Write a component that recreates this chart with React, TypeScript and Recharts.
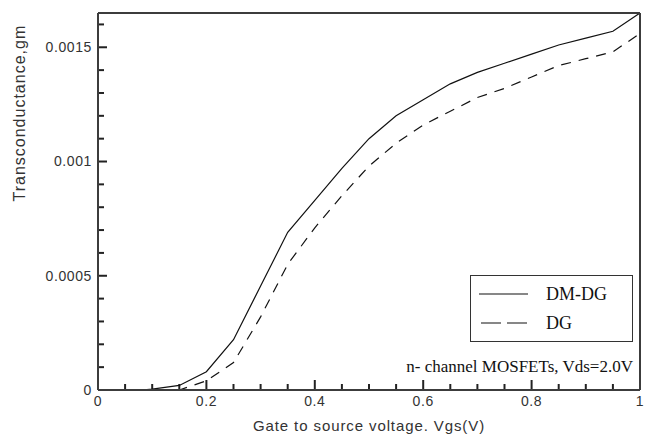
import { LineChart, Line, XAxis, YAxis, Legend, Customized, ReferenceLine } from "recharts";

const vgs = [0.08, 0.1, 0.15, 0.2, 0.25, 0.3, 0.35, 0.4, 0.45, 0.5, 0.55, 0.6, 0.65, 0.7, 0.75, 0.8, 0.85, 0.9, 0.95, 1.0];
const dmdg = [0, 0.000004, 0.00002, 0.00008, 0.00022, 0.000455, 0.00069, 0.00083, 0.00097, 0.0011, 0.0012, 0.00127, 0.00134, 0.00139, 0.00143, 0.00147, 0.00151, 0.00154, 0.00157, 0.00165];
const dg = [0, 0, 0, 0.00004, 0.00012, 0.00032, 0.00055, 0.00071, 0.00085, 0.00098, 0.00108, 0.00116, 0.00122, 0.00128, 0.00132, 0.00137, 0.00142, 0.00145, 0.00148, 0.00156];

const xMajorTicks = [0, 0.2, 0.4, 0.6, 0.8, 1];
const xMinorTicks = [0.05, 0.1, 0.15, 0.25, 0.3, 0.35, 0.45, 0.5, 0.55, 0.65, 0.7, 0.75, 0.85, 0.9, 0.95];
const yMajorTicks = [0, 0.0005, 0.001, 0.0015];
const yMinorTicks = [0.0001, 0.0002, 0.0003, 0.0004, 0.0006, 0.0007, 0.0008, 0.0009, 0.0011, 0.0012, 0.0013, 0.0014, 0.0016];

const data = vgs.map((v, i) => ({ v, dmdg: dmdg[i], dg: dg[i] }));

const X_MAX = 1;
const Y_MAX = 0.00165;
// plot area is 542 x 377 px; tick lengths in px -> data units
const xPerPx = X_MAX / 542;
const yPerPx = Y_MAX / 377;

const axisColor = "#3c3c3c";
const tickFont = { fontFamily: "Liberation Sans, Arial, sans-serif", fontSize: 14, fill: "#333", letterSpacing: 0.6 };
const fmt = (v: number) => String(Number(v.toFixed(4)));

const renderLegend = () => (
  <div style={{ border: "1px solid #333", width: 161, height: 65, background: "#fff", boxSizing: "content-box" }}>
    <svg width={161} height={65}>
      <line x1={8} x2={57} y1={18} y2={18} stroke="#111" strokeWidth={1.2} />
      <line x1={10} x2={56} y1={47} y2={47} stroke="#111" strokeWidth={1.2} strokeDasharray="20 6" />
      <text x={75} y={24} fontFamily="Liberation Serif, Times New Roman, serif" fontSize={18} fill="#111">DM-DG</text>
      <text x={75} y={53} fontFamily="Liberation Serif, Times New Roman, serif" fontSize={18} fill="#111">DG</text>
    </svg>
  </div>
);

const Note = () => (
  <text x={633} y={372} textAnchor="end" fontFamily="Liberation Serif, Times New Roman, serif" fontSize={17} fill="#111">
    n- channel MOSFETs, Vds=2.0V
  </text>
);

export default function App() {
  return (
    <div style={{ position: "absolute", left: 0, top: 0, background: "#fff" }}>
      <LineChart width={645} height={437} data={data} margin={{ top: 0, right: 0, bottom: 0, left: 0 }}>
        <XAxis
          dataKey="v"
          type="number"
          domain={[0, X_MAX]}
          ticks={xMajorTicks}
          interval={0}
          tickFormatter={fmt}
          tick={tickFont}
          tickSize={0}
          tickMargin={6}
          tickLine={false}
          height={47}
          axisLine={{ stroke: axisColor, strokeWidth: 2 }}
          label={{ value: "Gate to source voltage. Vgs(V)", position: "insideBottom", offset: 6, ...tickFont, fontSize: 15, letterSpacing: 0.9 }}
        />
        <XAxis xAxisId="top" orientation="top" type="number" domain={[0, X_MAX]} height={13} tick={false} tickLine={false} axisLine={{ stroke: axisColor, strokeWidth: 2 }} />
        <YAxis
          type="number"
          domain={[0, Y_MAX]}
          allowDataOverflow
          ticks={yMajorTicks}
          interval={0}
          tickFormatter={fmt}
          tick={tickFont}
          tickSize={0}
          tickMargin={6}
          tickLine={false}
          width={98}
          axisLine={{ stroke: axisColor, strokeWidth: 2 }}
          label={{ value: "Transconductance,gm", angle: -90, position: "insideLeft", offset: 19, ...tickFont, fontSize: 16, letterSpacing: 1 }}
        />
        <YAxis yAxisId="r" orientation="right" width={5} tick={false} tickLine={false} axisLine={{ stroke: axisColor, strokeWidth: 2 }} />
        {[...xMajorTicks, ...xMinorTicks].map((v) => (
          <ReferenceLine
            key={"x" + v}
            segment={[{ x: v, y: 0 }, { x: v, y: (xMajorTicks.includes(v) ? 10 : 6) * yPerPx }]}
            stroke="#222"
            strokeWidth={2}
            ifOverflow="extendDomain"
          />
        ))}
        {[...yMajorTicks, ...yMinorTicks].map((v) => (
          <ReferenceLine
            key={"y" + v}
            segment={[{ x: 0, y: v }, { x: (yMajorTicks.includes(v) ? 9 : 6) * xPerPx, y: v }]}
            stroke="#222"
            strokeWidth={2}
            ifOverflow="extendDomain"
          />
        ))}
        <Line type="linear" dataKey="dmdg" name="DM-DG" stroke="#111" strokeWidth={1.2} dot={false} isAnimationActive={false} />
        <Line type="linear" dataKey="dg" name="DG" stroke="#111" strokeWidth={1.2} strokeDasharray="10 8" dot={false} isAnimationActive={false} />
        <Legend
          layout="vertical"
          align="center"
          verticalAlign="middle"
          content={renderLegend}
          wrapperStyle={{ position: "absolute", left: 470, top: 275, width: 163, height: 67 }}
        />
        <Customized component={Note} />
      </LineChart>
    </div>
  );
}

#### [GIVEN PROBLEM]
Quote each line of the listing exactly, but leave the pictures out.

#### [EXERCISE RESPONSE]
Write a component that recreates this chart with React, TypeScript and Recharts.
import { LineChart, Line, XAxis, YAxis, Legend, Customized, ReferenceLine } from "recharts";

const vgs = [0.08, 0.1, 0.15, 0.2, 0.25, 0.3, 0.35, 0.4, 0.45, 0.5, 0.55, 0.6, 0.65, 0.7, 0.75, 0.8, 0.85, 0.9, 0.95, 1.0];
const dmdg = [0, 0.000004, 0.00002, 0.00008, 0.00022, 0.000455, 0.00069, 0.00083, 0.00097, 0.0011, 0.0012, 0.00127, 0.00134, 0.00139, 0.00143, 0.00147, 0.00151, 0.00154, 0.00157, 0.00165];
const dg = [0, 0, 0, 0.00004, 0.00012, 0.00032, 0.00055, 0.00071, 0.00085, 0.00098, 0.00108, 0.00116, 0.00122, 0.00128, 0.00132, 0.00137, 0.00142, 0.00145, 0.00148, 0.00156];

const xMajorTicks = [0, 0.2, 0.4, 0.6, 0.8, 1];
const xMinorTicks = [0.05, 0.1, 0.15, 0.25, 0.3, 0.35, 0.45, 0.5, 0.55, 0.65, 0.7, 0.75, 0.85, 0.9, 0.95];
const yMajorTicks = [0, 0.0005, 0.001, 0.0015];
const yMinorTicks = [0.0001, 0.0002, 0.0003, 0.0004, 0.0006, 0.0007, 0.0008, 0.0009, 0.0011, 0.0012, 0.0013, 0.0014, 0.0016];

const data = vgs.map((v, i) => ({ v, dmdg: dmdg[i], dg: dg[i] }));

const X_MAX = 1;
const Y_MAX = 0.00165;
// plot area is 542 x 377 px; tick lengths in px -> data units
const xPerPx = X_MAX / 542;
const yPerPx = Y_MAX / 377;

const axisColor = "#3c3c3c";
const tickFont = { fontFamily: "Liberation Sans, Arial, sans-serif", fontSize: 14, fill: "#333", letterSpacing: 0.6 };
const fmt = (v: number) => String(Number(v.toFixed(4)));

const renderLegend = () => (
  <div style={{ border: "1px solid #333", width: 161, height: 65, background: "#fff", boxSizing: "content-box" }}>
    <svg width={161} height={65}>
      <line x1={8} x2={57} y1={18} y2={18} stroke="#111" strokeWidth={1.2} />
      <line x1={10} x2={56} y1={47} y2={47} stroke="#111" strokeWidth={1.2} strokeDasharray="20 6" />
      <text x={75} y={24} fontFamily="Liberation Serif, Times New Roman, serif" fontSize={18} fill="#111">DM-DG</text>
      <text x={75} y={53} fontFamily="Liberation Serif, Times New Roman, serif" fontSize={18} fill="#111">DG</text>
    </svg>
  </div>
);

const Note = () => (
  <text x={633} y={372} textAnchor="end" fontFamily="Liberation Serif, Times New Roman, serif" fontSize={17} fill="#111">
    n- channel MOSFETs, Vds=2.0V
  </text>
);

export default function App() {
  return (
    <div style={{ position: "absolute", left: 0, top: 0, background: "#fff" }}>
      <LineChart width={645} height={437} data={data} margin={{ top: 0, right: 0, bottom: 0, left: 0 }}>
        <XAxis
          dataKey="v"
          type="number"
          domain={[0, X_MAX]}
          ticks={xMajorTicks}
          interval={0}
          tickFormatter={fmt}
          tick={tickFont}
          tickSize={0}
          tickMargin={6}
          tickLine={false}
          height={47}
          axisLine={{ stroke: axisColor, strokeWidth: 2 }}
          label={{ value: "Gate to source voltage. Vgs(V)", position: "insideBottom", offset: 6, ...tickFont, fontSize: 15, letterSpacing: 0.9 }}
        />
        <XAxis xAxisId="top" orientation="top" type="number" domain={[0, X_MAX]} height={13} tick={false} tickLine={false} axisLine={{ stroke: axisColor, strokeWidth: 2 }} />
        <YAxis
          type="number"
          domain={[0, Y_MAX]}
          allowDataOverflow
          ticks={yMajorTicks}
          interval={0}
          tickFormatter={fmt}
          tick={tickFont}
          tickSize={0}
          tickMargin={6}
          tickLine={false}
          width={98}
          axisLine={{ stroke: axisColor, strokeWidth: 2 }}
          label={{ value: "Transconductance,gm", angle: -90, position: "insideLeft", offset: 19, ...tickFont, fontSize: 16, letterSpacing: 1 }}
        />
        <YAxis yAxisId="r" orientation="right" width={5} tick={false} tickLine={false} axisLine={{ stroke: axisColor, strokeWidth: 2 }} />
        {[...xMajorTicks, ...xMinorTicks].map((v) => (
          <ReferenceLine
            key={"x" + v}
            segment={[{ x: v, y: 0 }, { x: v, y: (xMajorTicks.includes(v) ? 10 : 6) * yPerPx }]}
            stroke="#222"
            strokeWidth={2}
            ifOverflow="extendDomain"
          />
        ))}
        {[...yMajorTicks, ...yMinorTicks].map((v) => (
          <ReferenceLine
            key={"y" + v}
            segment={[{ x: 0, y: v }, { x: (yMajorTicks.includes(v) ? 9 : 6) * xPerPx, y: v }]}
            stroke="#222"
            strokeWidth={2}
            ifOverflow="extendDomain"
          />
        ))}
        <Line type="linear" dataKey="dmdg" name="DM-DG" stroke="#111" strokeWidth={1.2} dot={false} isAnimationActive={false} />
        <Line type="linear" dataKey="dg" name="DG" stroke="#111" strokeWidth={1.2} strokeDasharray="10 8" dot={false} isAnimationActive={false} />
        <Legend
          layout="vertical"
          align="center"
          verticalAlign="middle"
          content={renderLegend}
          wrapperStyle={{ position: "absolute", left: 470, top: 275, width: 163, height: 67 }}
        />
        <Customized component={Note} />
      </LineChart>
    </div>
  );
}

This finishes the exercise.